◆ **Recorded data**
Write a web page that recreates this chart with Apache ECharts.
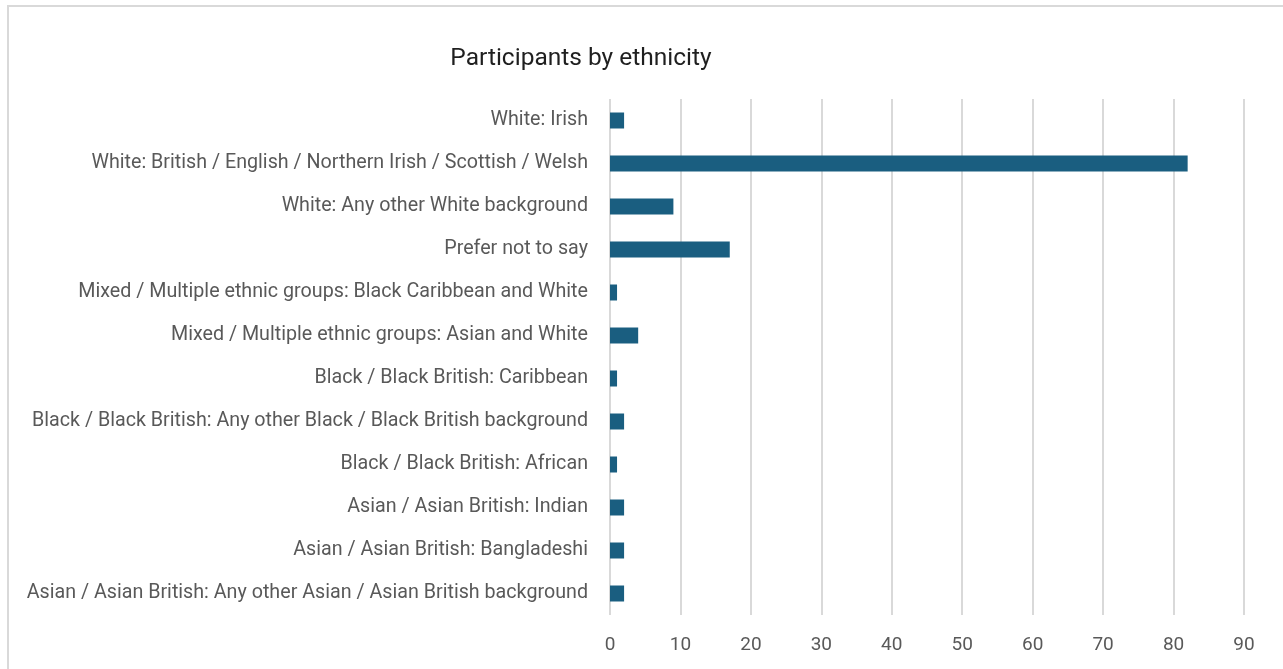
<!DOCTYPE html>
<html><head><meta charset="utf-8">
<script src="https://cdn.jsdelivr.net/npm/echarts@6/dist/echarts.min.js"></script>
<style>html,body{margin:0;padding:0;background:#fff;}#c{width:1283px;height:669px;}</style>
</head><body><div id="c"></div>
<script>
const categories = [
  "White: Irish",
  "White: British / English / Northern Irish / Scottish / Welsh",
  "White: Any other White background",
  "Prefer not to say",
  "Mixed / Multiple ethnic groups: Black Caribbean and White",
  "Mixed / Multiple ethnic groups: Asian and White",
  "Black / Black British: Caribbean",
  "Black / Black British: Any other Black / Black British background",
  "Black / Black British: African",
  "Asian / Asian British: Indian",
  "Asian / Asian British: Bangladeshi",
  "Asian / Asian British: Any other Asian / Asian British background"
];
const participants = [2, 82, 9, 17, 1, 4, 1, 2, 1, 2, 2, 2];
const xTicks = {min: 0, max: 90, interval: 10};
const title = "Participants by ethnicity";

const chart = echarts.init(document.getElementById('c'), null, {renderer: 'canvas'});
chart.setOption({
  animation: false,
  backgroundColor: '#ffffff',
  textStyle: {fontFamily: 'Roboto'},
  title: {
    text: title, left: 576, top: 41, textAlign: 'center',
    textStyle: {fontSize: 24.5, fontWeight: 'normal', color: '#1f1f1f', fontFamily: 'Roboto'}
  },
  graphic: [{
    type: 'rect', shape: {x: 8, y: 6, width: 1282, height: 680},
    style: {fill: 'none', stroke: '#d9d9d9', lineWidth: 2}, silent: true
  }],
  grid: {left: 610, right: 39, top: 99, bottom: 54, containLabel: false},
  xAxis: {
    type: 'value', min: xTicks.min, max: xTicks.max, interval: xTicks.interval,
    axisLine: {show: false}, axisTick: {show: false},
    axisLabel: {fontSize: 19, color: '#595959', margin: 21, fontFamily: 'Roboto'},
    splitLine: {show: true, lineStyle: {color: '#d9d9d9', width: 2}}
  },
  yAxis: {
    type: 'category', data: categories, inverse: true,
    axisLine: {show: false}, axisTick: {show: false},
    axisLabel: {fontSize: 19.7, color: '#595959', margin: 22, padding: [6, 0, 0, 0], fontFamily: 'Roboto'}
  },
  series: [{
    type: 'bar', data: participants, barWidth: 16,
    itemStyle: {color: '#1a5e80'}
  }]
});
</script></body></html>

==

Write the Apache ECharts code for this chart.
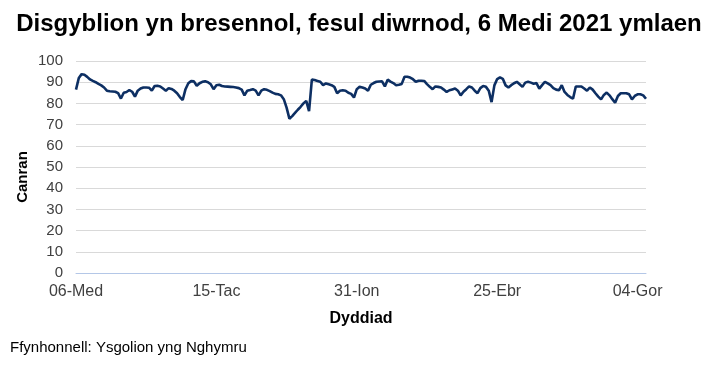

◆ **Directions**
Return all lines with the word "this" in them.

◆ **Solution**
Write a web page that recreates this chart with Apache ECharts.
Write the Apache ECharts code for this chart.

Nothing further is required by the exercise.